Amortization of capital assets increased by $0.3 million due primarily to the expansion completed in 2008, whereas amortization of intangible assets was practically stable at some $0.3 million.

Income taxes amounted to $2.1 million, compared with $2.7 million for the first quarter of 2008, reflecting the decline in earnings before income taxes and non-controlling interest. The income taxes of the first quarter of 2008 reflected the reduction in the Canadian tax rate effective January 1, 2008.

Considering the aforementioned factors, net earnings decreased by 34.4% or $2.3 million to $4.3 million, representing 4.6% of the quarter's consolidated sales. Earnings per share amounted to $0.20 (basic and diluted), compared with $0.29 (basic and diluted) for the first quarter of 2008.

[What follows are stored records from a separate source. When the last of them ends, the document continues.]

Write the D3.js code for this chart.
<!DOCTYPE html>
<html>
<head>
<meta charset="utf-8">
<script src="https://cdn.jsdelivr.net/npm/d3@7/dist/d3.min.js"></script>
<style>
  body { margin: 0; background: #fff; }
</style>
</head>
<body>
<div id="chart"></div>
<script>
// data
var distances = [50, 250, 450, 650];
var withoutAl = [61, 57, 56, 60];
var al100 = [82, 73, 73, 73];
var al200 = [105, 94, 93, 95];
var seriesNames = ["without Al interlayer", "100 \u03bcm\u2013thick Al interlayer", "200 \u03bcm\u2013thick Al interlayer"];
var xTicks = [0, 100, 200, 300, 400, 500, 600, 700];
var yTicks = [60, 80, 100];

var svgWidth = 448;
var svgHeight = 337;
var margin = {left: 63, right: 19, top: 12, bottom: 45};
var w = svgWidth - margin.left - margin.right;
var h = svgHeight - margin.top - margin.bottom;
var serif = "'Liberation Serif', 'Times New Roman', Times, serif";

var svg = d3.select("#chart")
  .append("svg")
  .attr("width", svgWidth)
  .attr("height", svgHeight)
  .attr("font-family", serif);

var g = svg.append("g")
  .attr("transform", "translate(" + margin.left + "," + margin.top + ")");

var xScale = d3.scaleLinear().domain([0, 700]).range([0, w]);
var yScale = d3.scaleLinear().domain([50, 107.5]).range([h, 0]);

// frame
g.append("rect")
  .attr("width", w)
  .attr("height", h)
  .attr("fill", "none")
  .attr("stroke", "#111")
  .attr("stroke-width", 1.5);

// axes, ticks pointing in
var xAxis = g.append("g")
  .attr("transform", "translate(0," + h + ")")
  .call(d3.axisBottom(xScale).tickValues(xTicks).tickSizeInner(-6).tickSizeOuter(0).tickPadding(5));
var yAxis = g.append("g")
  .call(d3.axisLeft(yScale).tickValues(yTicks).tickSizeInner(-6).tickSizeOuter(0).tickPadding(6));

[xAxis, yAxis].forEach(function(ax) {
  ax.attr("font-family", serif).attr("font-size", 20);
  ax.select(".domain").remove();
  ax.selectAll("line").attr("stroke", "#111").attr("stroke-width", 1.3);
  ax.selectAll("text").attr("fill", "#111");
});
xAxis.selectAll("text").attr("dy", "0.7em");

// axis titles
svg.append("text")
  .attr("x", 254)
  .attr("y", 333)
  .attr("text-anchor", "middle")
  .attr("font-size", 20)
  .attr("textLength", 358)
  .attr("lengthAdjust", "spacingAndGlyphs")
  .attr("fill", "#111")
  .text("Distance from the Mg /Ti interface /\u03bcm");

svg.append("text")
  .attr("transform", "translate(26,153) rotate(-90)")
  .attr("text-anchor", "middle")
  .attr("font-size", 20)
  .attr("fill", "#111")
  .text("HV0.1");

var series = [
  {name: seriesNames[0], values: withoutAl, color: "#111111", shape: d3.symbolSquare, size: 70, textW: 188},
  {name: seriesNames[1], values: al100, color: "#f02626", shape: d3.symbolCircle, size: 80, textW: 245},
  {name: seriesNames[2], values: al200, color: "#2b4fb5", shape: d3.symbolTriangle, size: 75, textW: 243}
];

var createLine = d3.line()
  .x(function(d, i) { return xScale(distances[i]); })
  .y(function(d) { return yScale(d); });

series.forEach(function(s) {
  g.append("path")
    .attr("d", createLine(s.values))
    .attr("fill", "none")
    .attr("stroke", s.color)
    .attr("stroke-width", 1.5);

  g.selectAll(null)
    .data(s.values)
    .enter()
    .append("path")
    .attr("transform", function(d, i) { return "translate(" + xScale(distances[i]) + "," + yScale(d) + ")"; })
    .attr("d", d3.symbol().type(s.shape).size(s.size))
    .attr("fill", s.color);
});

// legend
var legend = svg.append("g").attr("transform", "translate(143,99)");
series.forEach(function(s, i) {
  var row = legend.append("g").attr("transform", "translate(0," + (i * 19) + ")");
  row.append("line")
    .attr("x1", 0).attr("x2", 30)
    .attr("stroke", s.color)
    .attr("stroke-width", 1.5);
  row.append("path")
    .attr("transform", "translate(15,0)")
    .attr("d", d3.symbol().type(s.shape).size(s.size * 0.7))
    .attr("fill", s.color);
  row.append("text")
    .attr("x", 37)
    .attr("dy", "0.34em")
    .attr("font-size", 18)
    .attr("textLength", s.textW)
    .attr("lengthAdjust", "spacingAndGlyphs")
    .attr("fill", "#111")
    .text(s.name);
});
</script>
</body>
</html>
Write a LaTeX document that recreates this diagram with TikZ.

Comprehensive income totalled $5.9 million, on account of a latent foreign exchange gain of $1.5 million on translation of the financial statements of the subsidiary in the United States.

FINANCIAL POSITION

Change in principal cash flows and sources of financing

Operating activities

Cash flows from operating activities (before net change in non- cash working capital balances related to operations) totalled $6.3 million or $0.29 per share, compared with $8.0 million or $0.34 per share for the first quarter of 2008, mainly reflecting the decline in net earnings. Net change in non-cash working capital balances related to operations represented a cash outflow of $6.3 million; whereas accounts receivable provided cash flows of $7.2 million, accounts payable decreased by $4.7 million, income tax receivable increased by $4.0 million, and inventories by $4.8 million - these are always higher at the end of the first quarter in anticipation of future demand. Consequently, operating activities represented a cash outflow of $26,000, as opposed to a cash inflow of $1.1 million during the comparable period of 2008.

Financing activities

Richelieu paid a total of $1.8 million in shareholder dividends, an amount comparable to the dividends paid in the first quarter of 2008. The Company purchased common shares for a consideration of some $0.1 million, whereas it purchased shares for $0.8 million and repaid $0.2 million in debt during the first quarter of 2008. Financing activities thus used total cash flows of $1.8 million during the first quarter of 2009, compared with $2.7 million in the corresponding quarter of 2008.

Investing activities

Richelieu invested $0.9 million in various capital expenditures during the first quarter, compared with $0.5 million in the first quarter of 2008. This amount was primarily invested in displays targeted to renovation superstores, computer equipment and rolling stock for warehouses.

Sources of financing

As at February 28, 2009, cash and cash equivalents totalled $3.2 million, compared with $5.7 million for the same period of 2008. The Company posted a working capital of $135.0 million for a current ratio of 4.9:1, compared with $130.9 million and a 4.3:1 ratio as at November 30, 2008. Richelieu estimates that it has the capital resources needed to respect its ongoing obligations in 2009 and to assume the funding requirements needed for its growth and the financing and investing activities planned for the year.